Kappaladoddi is a village in Krishna district of the Indian state of Andhra Pradesh. It is located in Vijayawada (rural) mandal. It is renowned for its Kalamkari works and the traditional Handloom arts.

Culture 

It is very influenced by the culture and its practices. People of different religions reside in Kappaladoddi, but majority belongs to Hindu. People speak Telugu language and Urdu. Many artists perform dramatics. Navaratri, Diwali, Sankranthi, Ugadi, etc. are the important festivals celebrated. Mainly Dasara is  celebrated with a lot of enthusiasm and belief.one of best festival in village.

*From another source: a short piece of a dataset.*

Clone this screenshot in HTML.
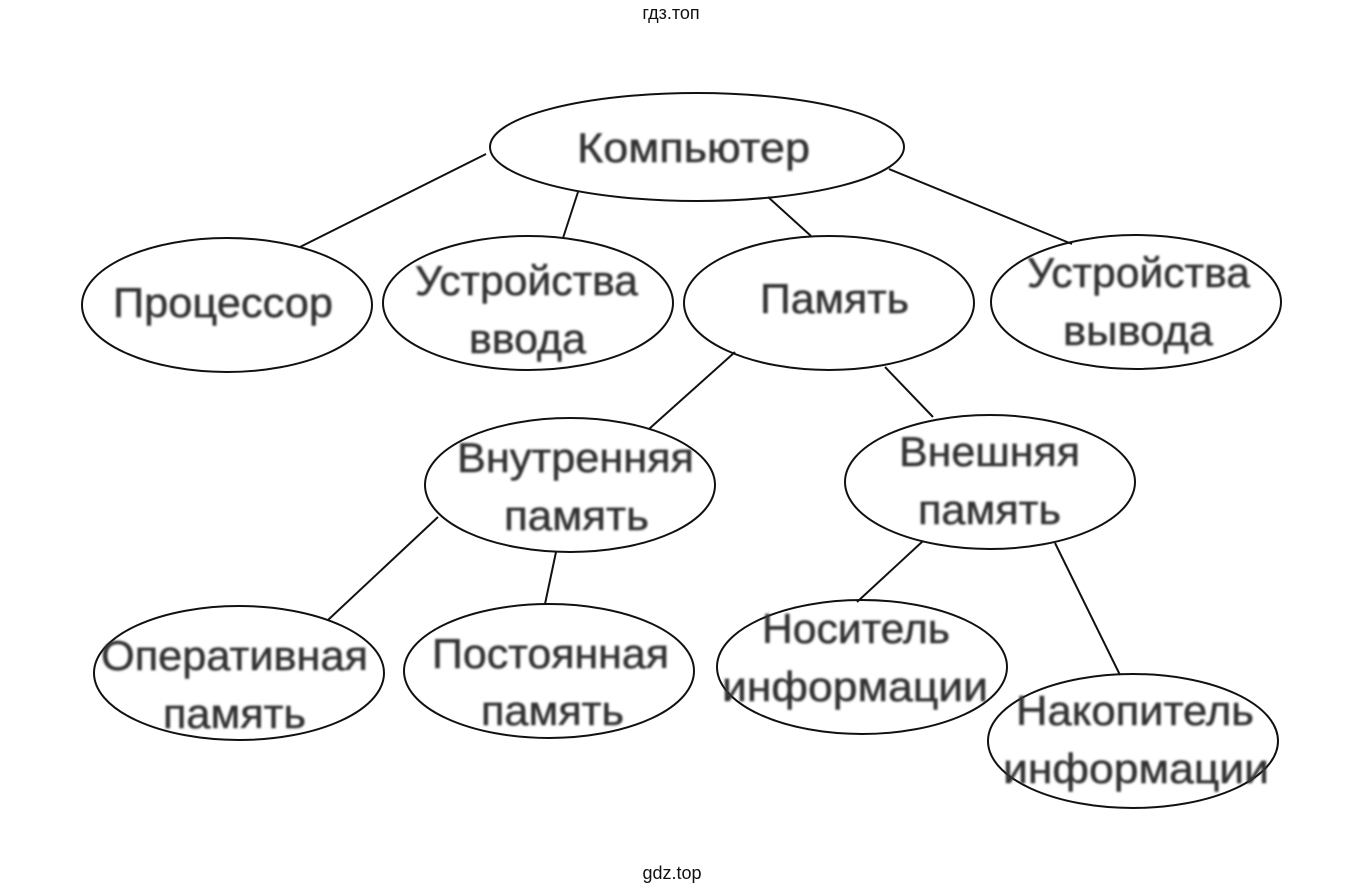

Nearly 70% of the families in Kappaladoddi are traditional handloom weaver, and many of these weavers were forced into poverty and suicide due to the globalised economy where machine-clothes are produced cheaper.

Kalamkari 
Along side the traditional handloom work, renowned Machilipatnam Kalamkari is also a main occupation of the residents. The village was registered as one of the geographical indication from Andhra Pradesh under handicraft goods by Geographical Indications of Goods (Registration and Protection) Act, 1999.

Education
There is a school which is run by the Government of Andhra Pradesh. An Anganwadi institute is also set up in the village for the welfare of the children of the village who are below 5 years.

Politics 
Kappaladoddi comes under Pedana Constituency. It is a panchayat. The current surpanch/president of the village is Mrs. Yakkala Madhavi.